First post here. New to the forum but not guitar playing. I`ve been playing on and off (mostly on) all my life and love it. 

Anyway more of me later... 

To my question:
I just bought a Seagull Artist Studio Burst 12 string. Wow what a guitar! I love it!. I am just wondering... does anyone know what kind of spruce they use for their tops? All the literature says is "select pressure tested spruce". I am accustomed to seeing sitka on guitars. But you think they would say that if it was. Bottom line is it doesn`t really matter because the guitar is great and sounds awesome. I am just being curious. 

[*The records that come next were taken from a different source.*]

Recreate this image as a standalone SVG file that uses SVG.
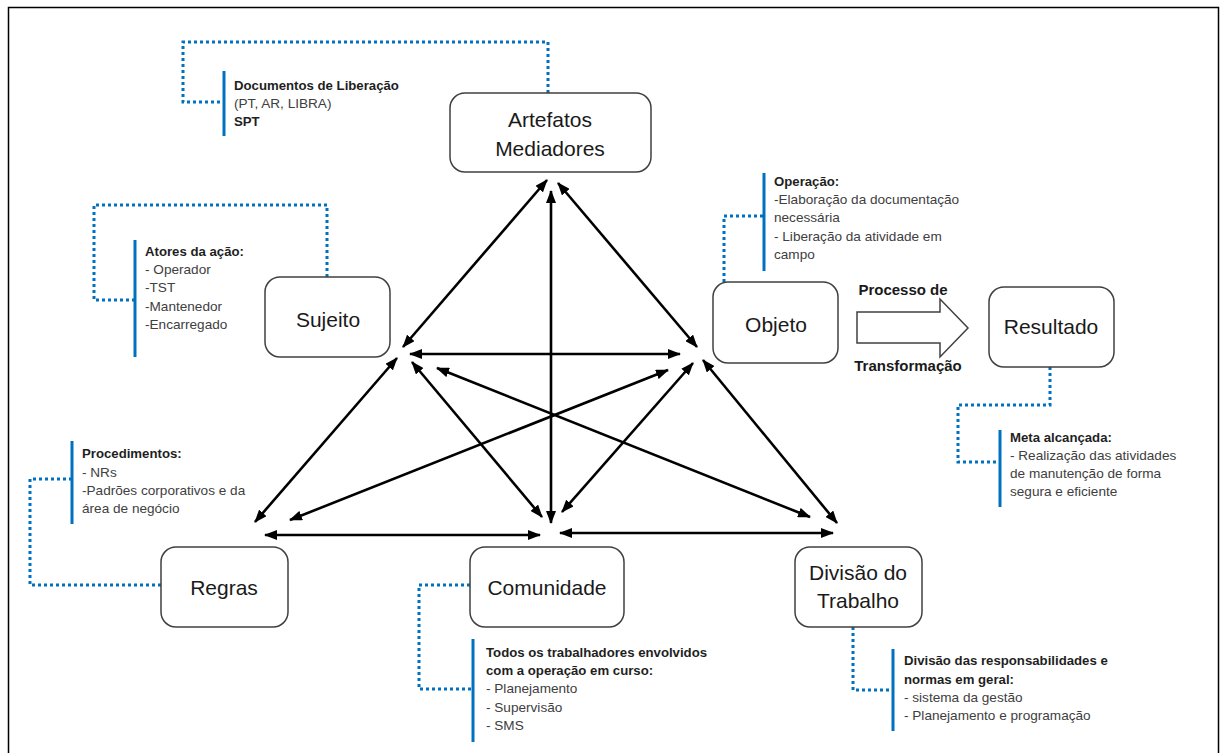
<svg xmlns="http://www.w3.org/2000/svg" width="1225" height="753" viewBox="0 0 1225 753">
<defs>
<marker id="ah" markerUnits="userSpaceOnUse" markerWidth="13" markerHeight="10" refX="12" refY="5" orient="auto-start-reverse">
<path d="M0,0 L13,5 L0,10 z" fill="#000"/>
</marker>
<style>
.node{fill:#fff;stroke:#404040;stroke-width:1.5}
.nt{font-family:"Liberation Sans",Arial,sans-serif;font-size:21px;fill:#1a1a1a;text-anchor:middle}
.ar{stroke:#000;stroke-width:2.6;fill:none;marker-start:url(#ah);marker-end:url(#ah)}
.dot{stroke:#0070C0;stroke-width:3;fill:none;stroke-dasharray:3 3}
.bar{stroke:#0070C0;stroke-width:3}
.at{font-family:"Liberation Sans",Arial,sans-serif;font-size:13.6px;fill:#404040}
.b{font-weight:bold;fill:#1f1f1f;font-size:13.2px}
.pt{font-family:"Liberation Sans",Arial,sans-serif;font-size:15px;font-weight:bold;fill:#1a1a1a;text-anchor:middle}
</style>
</defs>
<rect x="8.5" y="7.5" width="1210" height="770" fill="#fff" stroke="#000" stroke-width="1.5"/>

<g id="connectors">
<line class="ar" x1="547" y1="180" x2="403" y2="347"/>
<line class="ar" x1="551" y1="191" x2="551" y2="523"/>
<line class="ar" x1="410" y1="354" x2="680" y2="354"/>
<line class="ar" x1="397" y1="358" x2="255" y2="522"/>
<line class="ar" x1="412" y1="362" x2="542" y2="517"/>
<line class="ar" x1="437" y1="368" x2="810" y2="517"/>
<line class="ar" x1="290" y1="520" x2="668" y2="370"/>
<line class="ar" x1="265" y1="535" x2="540" y2="535"/>
<line class="ar" x1="560" y1="533" x2="833" y2="533"/>
<line class="ar" x1="562" y1="512" x2="693" y2="363"/>
<line class="ar" x1="558" y1="183" x2="697" y2="347"/>
<line class="ar" x1="703" y1="360" x2="837" y2="523"/>
<polyline class="dot" points="548,93 548,42 183,42 183,102 224,102"/>
<polyline class="dot" points="327,277 327,205 94,205 94,300 135,300"/>
<polyline class="dot" points="724,282 724,216 764,216"/>
<polyline class="dot" points="1050,367 1050,405 958,405 958,462 1000,462"/>
<polyline class="dot" points="161,585 30,585 30,479 72,479"/>
<polyline class="dot" points="470,585 419,585 419,689 473,689"/>
<polyline class="dot" points="853,627 853,690 893,690"/>
</g>

<g id="artefatos">
<rect class="node" x="450" y="93" width="201" height="79" rx="15"/>
<text class="nt" x="550" y="127">Artefatos</text>
<text class="nt" x="550" y="156">Mediadores</text>
</g>
<g id="sujeito">
<rect class="node" x="265" y="277" width="125" height="80" rx="15"/>
<text class="nt" x="328" y="327">Sujeito</text>
</g>
<g id="objeto">
<rect class="node" x="713" y="282" width="125" height="81" rx="15"/>
<text class="nt" x="776" y="332">Objeto</text>
</g>
<g id="resultado">
<rect class="node" x="989" y="287" width="125" height="80" rx="15"/>
<text class="nt" x="1051" y="334">Resultado</text>
</g>
<g id="regras">
<rect class="node" x="161" y="547" width="127" height="80" rx="15"/>
<text class="nt" x="224" y="595">Regras</text>
</g>
<g id="comunidade">
<rect class="node" x="470" y="547" width="154" height="80" rx="15"/>
<text class="nt" x="547" y="595">Comunidade</text>
</g>
<g id="divisao">
<rect class="node" x="795" y="547" width="127" height="80" rx="15"/>
<text class="nt" x="858" y="580">Divisão do</text>
<text class="nt" x="858" y="608">Trabalho</text>
</g>

<g id="processo">
<polygon points="857,312 940,312 940,299 968,328 940,357 940,343 857,343" fill="#fff" stroke="#404040" stroke-width="1.5"/>
<text class="pt" x="903" y="295">Processo de</text>
<text class="pt" x="908" y="371">Transformação</text>
</g>

<g id="nota-artefatos">
<line class="bar" x1="224" y1="71" x2="224" y2="136"/>
<text class="at" x="234" y="90"><tspan class="b">Documentos de Liberação</tspan><tspan x="234" y="108">(PT, AR, LIBRA)</tspan><tspan class="b" x="234" y="126">SPT</tspan></text>
</g>
<g id="nota-sujeito">
<line class="bar" x1="135" y1="240" x2="135" y2="357"/>
<text class="at" x="145" y="256"><tspan class="b">Atores da ação:</tspan><tspan x="145" y="274">- Operador</tspan><tspan x="145" y="292">-TST</tspan><tspan x="145" y="311">-Mantenedor</tspan><tspan x="145" y="329">-Encarregado</tspan></text>
</g>
<g id="nota-objeto">
<line class="bar" x1="764" y1="173" x2="764" y2="271"/>
<text class="at" x="774" y="186"><tspan class="b">Operação:</tspan><tspan x="774" y="204">-Elaboração da documentação</tspan><tspan x="774" y="222">necessária</tspan><tspan x="774" y="241">- Liberação da atividade em</tspan><tspan x="774" y="259">campo</tspan></text>
</g>
<g id="nota-resultado">
<line class="bar" x1="1000" y1="430" x2="1000" y2="507"/>
<text class="at" x="1010" y="442"><tspan class="b">Meta alcançada:</tspan><tspan x="1010" y="460">- Realização das atividades</tspan><tspan x="1010" y="478">de manutenção de forma</tspan><tspan x="1010" y="496">segura e eficiente</tspan></text>
</g>
<g id="nota-regras">
<line class="bar" x1="72" y1="441" x2="72" y2="524"/>
<text class="at" x="82" y="458"><tspan class="b">Procedimentos:</tspan><tspan x="82" y="477">- NRs</tspan><tspan x="82" y="495">-Padrões corporativos e da</tspan><tspan x="82" y="513">área de negócio</tspan></text>
</g>
<g id="nota-comunidade">
<line class="bar" x1="473" y1="639" x2="473" y2="742"/>
<text class="at" x="486" y="657"><tspan class="b">Todos os trabalhadores envolvidos</tspan><tspan class="b" x="486" y="675">com a operação em curso:</tspan><tspan x="486" y="693">- Planejamento</tspan><tspan x="486" y="712">- Supervisão</tspan><tspan x="486" y="730">- SMS</tspan></text>
</g>
<g id="nota-divisao">
<line class="bar" x1="893" y1="649" x2="893" y2="731"/>
<text class="at" x="904" y="665"><tspan class="b">Divisão das responsabilidades e</tspan><tspan class="b" x="904" y="684">normas em geral:</tspan><tspan x="904" y="702">- sistema da gestão</tspan><tspan x="904" y="720">- Planejamento e programação</tspan></text>
</g>
</svg>
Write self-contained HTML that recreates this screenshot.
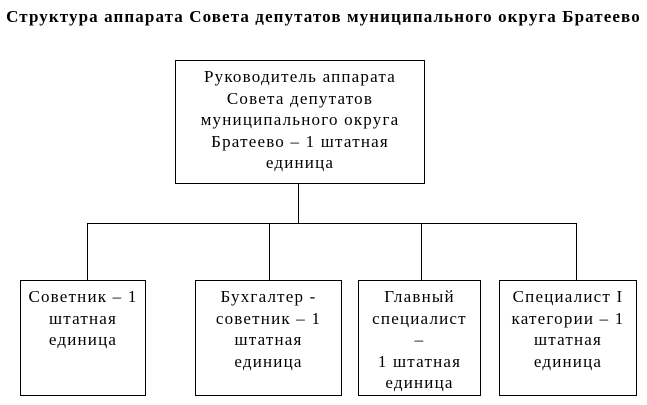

Thanks for all those who reply.

Luc


----------



## brimc76 (Feb 14, 2008)

If you email them they usually will answer you in a few days. I have a Simon and Patrick Showcase and they told me the top on this was Adirondack spruce.


----------



## nitehawk55 (Sep 19, 2007)

You can't gp wrong getting a Godin . One of the best guitar values today and the added fact they are made in Canada/USA makes it all the better :smilie_flagge17:


----------



## Ship of fools (Nov 17, 2007)

*Sitka= Spruce*

http://www.bcadventure.com/adventure/wilderness/forest/sitka.htm
They are actaully the same wood that you are talking about, select pressure tested means that its of a finer grain of wood is all, but they are one in the same.Hope you play the heck out of her.Ship.........enjoy


----------



## MrLuc (Jan 24, 2009)

Ship of fools said:


> http://www.bcadventure.com/adventure/wilderness/forest/sitka.htm
> They are actaully the same wood that you are talking about, select pressure tested means that its of a finer grain of wood is all, but they are one in the same.Hope you play the heck out of her.Ship.........enjoy


Yes Sitka=spruce. But I just wanted to know. There are a lot of spruce varieties. But you think if it _was_ sitka (a positive selling feature) they would say so. Well anyways I emailed them and they replied... SITKA!! With Red spruce bracing!! kksjur Amen to that one. Godin guitars are excellent value. :smilie_flagge17:


----------